美国剧作家奥尼尔的剧作选中收录了《天边外》《榆树下的欲望》《进入黑夜的漫长旅程》。剧作家桀骜难明的眼神凝视着每个经过他的人,这其中的力量驱使我在14岁的暑假把书买回了家。这是本令人感到奇怪的书,我似乎每个字都看懂了,又似乎什么都没明白。而直至进入中央戏剧学院戏剧文学系,我在阅读与鉴赏的书单中再次与它郑重遇见。那些人渐渐浮现,他们无法抵达梦想的彼岸,他们与生活纠缠不已,在命运面前困兽犹斗,面对情感困惑狂乱。这些人物形象的塑造是戏剧的力量,更是文学的华彩。学习与之对视,将他们从遥望中拉近,观察到青春的笑意和中年的木然,对财富的信仰和生命的攫取,它们因为生动而产生的每一条表情皱纹,由于苦痛而带来的每一次内心冲撞,都在作品中绽放出异样神采。

契诃夫笔下,三姊妹逐渐在不属于她们的年代湮没,永远无法抵达莫斯科,她们的苦闷与绝望在对美的永恒期盼和信仰中日益尖锐;曹禺的剧作中,曾文清翅膀折断无力成活,曾思懿泼泼洒洒鲜活强悍,这样的文学形象值得永载史册。他们大放异彩,使得作品不朽。它们伴随我的求学时光,更不断在今天启示我的创作,要塑造不一样的典型人物,求得突破。

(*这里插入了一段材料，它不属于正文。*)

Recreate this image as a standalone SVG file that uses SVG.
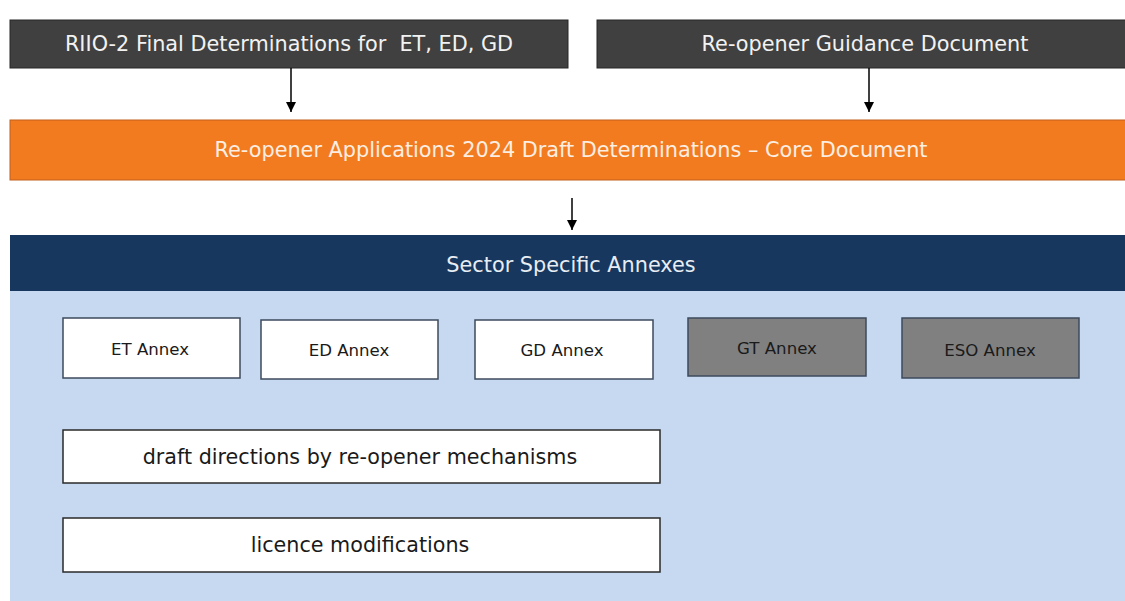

我个人的戏剧写作实践中,偏爱现实题材戏剧。群像式的写作是我经常采用的方式。在群像中如何设置、区分、刻画每一个独特的样貌去塑造拓展,让人留下清晰的印象?我们的语言如何摆脱陈腐,杜绝言之无物,远离空洞苍白,如何与时代同频共振?我们生活的空间如何彼此呼应交织、脚踏实地?包括剧作的四梁八柱、起承转合,人物情感的生发胶着、激烈延宕等等。当代的语境中,人们之间的情感碰撞依据往往以外部环境的挤压作为前提出现,其作用于人物之上、之间以及人物内部心灵空间,而人物性格由此通过细节和场面彰显。这些都离不开我们对于剧作文学性的追求和实践。

第十一次全国文代会、第十次全国作代会召开在即,作为一名近年来深耕舞台剧创作的编剧,深感荣耀与责任。值此时,重新回望文学与戏剧,深感其烛照精神当继续引领行业守正创新,长风破浪,追求无尽。